The Gang attacked Firebaugh’s Ferry and when the Commander at Camp Low got word he dispatched a detachment after them. They ran across a lone Mason the next morning. When the bandit spotted them, he turned his mount and made a run for it. A rifle shot buried a bullet in Mason’s hip and he fell off his horse. When the soldiers closed in they found Mason’s horse, but no Mason. The detachment returned to Camp with nothing but a horse for their efforts.
When the Civil War officially ended, Mason’s gang no longer had a noble cause to hide behind and their true colors began to show. Now, it made no difference to the gang who they robbed or killed. It was reported the gang had taken to scalping innocent Mexicans and selling the scalps for money as well as stealing horses.
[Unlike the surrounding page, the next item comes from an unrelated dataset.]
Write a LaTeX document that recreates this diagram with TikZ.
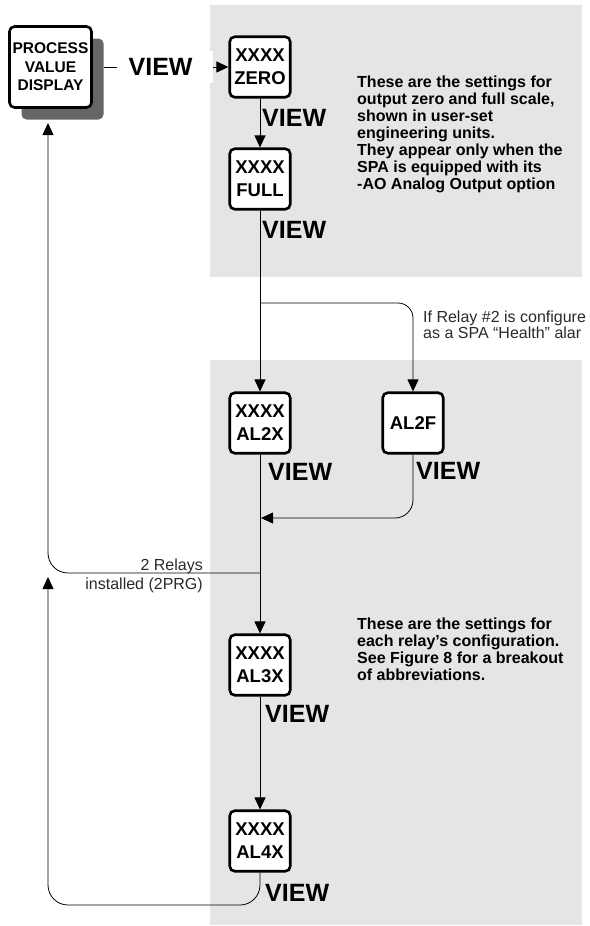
\documentclass[tikz,border=0pt]{standalone}
\usepackage{fontspec}
\setmainfont{Liberation Sans}
\usepackage{xcolor}
\usepackage{tikz}
\usetikzlibrary{positioning,calc,shadows}
\usetikzlibrary{arrows.meta}
\definecolor{panelGray}{HTML}{E5E5E5}
\definecolor{shadowGray}{HTML}{666666}
\definecolor{noteGray}{HTML}{2A2A2A}
\tikzstyle{dispBox}=[draw, line width=2.6pt, rounded corners=5pt, fill=white, minimum width=60.5pt, minimum height=60.5pt, inner sep=0pt, align=center, font=\bfseries\fontsize{18.5}{23}\selectfont]
\tikzstyle{procBox}=[dispBox, minimum width=82pt, minimum height=81pt, font=\bfseries\fontsize{15.5}{18.5}\selectfont, drop shadow={shadow xshift=12pt, shadow yshift=-12pt, fill=shadowGray, opacity=1}]
\tikzstyle{viewLbl}=[inner sep=0pt, font=\bfseries\fontsize{25}{30}\selectfont]
\tikzstyle{link}=[-{Triangle[length=12pt,width=11pt]}, line width=0.8pt]
\tikzstyle{boldNote}=[inner sep=0pt, align=left, font=\bfseries\fontsize{16}{17}\selectfont]
\tikzstyle{thinNote}=[inner sep=0pt, text=noteGray, font=\fontsize{16}{16}\selectfont]

\begin{document}
\begin{tikzpicture}[x=1pt, y=-1pt, on grid]
      \useasboundingbox (0,0) rectangle (589,926);
      % grey panels
      \fill[panelGray] (210,5) rectangle (582,277);
      \fill[panelGray] (210,360) rectangle (582,925);
      % displays
      \node[procBox] (proc) at (50.5,67) {PROCESS\\VALUE\\DISPLAY};
      \node[dispBox] (zero) at (260,67) {XXXX\\ZERO};
      \node[dispBox] (full) [below=112pt of zero] {XXXX\\FULL};
      \node[dispBox] (al2x) [below=244pt of full] {XXXX\\AL2X};
      \node[dispBox] (al2f) [right=153pt of al2x] {AL2F};
      \node[dispBox] (al3x) [below=242pt of al2x] {XXXX\\AL3X};
      \node[dispBox] (al4x) [below=176pt of al3x] {XXXX\\AL4X};
      \coordinate (split) at (260,303);
      \coordinate (merge) at (261,518);
      \coordinate (back2) at (260,573);
      \coordinate (procIn) at (48,123);
      \coordinate (loopCorner) at (48,905);
      \coordinate (back4) at (48,577);
      % connectors
      \draw[link, shorten <=11pt] (proc) -- node[viewLbl, anchor=center, fill=white, minimum width=96pt, minimum height=32pt, xshift=4.5pt] {\hspace*{-9pt}VIEW} (zero);
      \draw[link] (zero) -- (full);
      \draw[link] (full) -- (al2x);
      \draw[link, rounded corners=15pt] (split) -| (al2f);
      \draw[link, rounded corners=18pt] (al2f) |- (merge);
      \draw[link] (al2x) -- (al3x);
      \draw[link] (al3x) -- (al4x);
      \draw[link, rounded corners=20pt] (back2) -| (procIn);
      \draw[link, rounded corners=20pt] (al4x) |- (loopCorner) -- (back4);
      % key labels
      \node[viewLbl, anchor=west] (vZero) at ([shift={(2,19.5)}]zero.south) {VIEW};
      \node[viewLbl, anchor=west] (vFull) at ([shift={(2,19.5)}]full.south) {VIEW};
      \node[viewLbl, anchor=west] (vAl2x) at ([shift={(8,17.5)}]al2x.south) {VIEW};
      \node[viewLbl, anchor=west] (vAl2f) at ([shift={(3,16.5)}]al2f.south) {VIEW};
      \node[viewLbl, anchor=west] (vAl3x) at ([shift={(5,17.5)}]al3x.south) {VIEW};
      \node[viewLbl, anchor=west] (vAl4x) at ([shift={(5,20.5)}]al4x.south) {VIEW};
      % notes
      \node[boldNote, anchor=north west] (aoNote) at (357,76) {These are the settings for\\output zero and full scale,\\shown in user-set\\engineering units.\\They appear only when the\\SPA is equipped with its\\-AO Analog Output option};
      \node[boldNote, anchor=north west] (relNote) at (357,618) {These are the settings for\\each relay's configuration.\\See Figure 8 for a breakout\\of abbreviations.};
      \node[thinNote, anchor=north west, align=left] (healthNote) at (423,311) {If Relay \#2 is configure\\as a SPA ``Health'' alar};
      \node[thinNote, anchor=north east, align=right, font=\fontsize{16}{19}\selectfont] (prgNote) at (203,559) {2 Relays\\installed (2PRG)};
    \end{tikzpicture}
\end{document}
Authorities in Central California began pressuring law enforcement agencies to put an end to their atrocities. Mason’s gang was forced further south into Los Angeles County where they hid out in the mountains.
James Henry was killed in a shootout with a posse in the hills of San Jacinto after a drunken gang member spilled the beans to intrepid San Bernardino Sheriff, Ben Matthews, of the gang’s whereabouts.
Meanwhile, Mason still had a $500 bounty on his head. While hiding in the mountains near Fort Tejon he tried to recruit Ben Hayfield, a former Indian fighter of some note, into the gang. The man agreed, but only because he was aware of the reward on Mason and he saw an opportunity to collect it. Hayfield shot Mason through the neck one evening as he was preparing to bed down. He died instantly.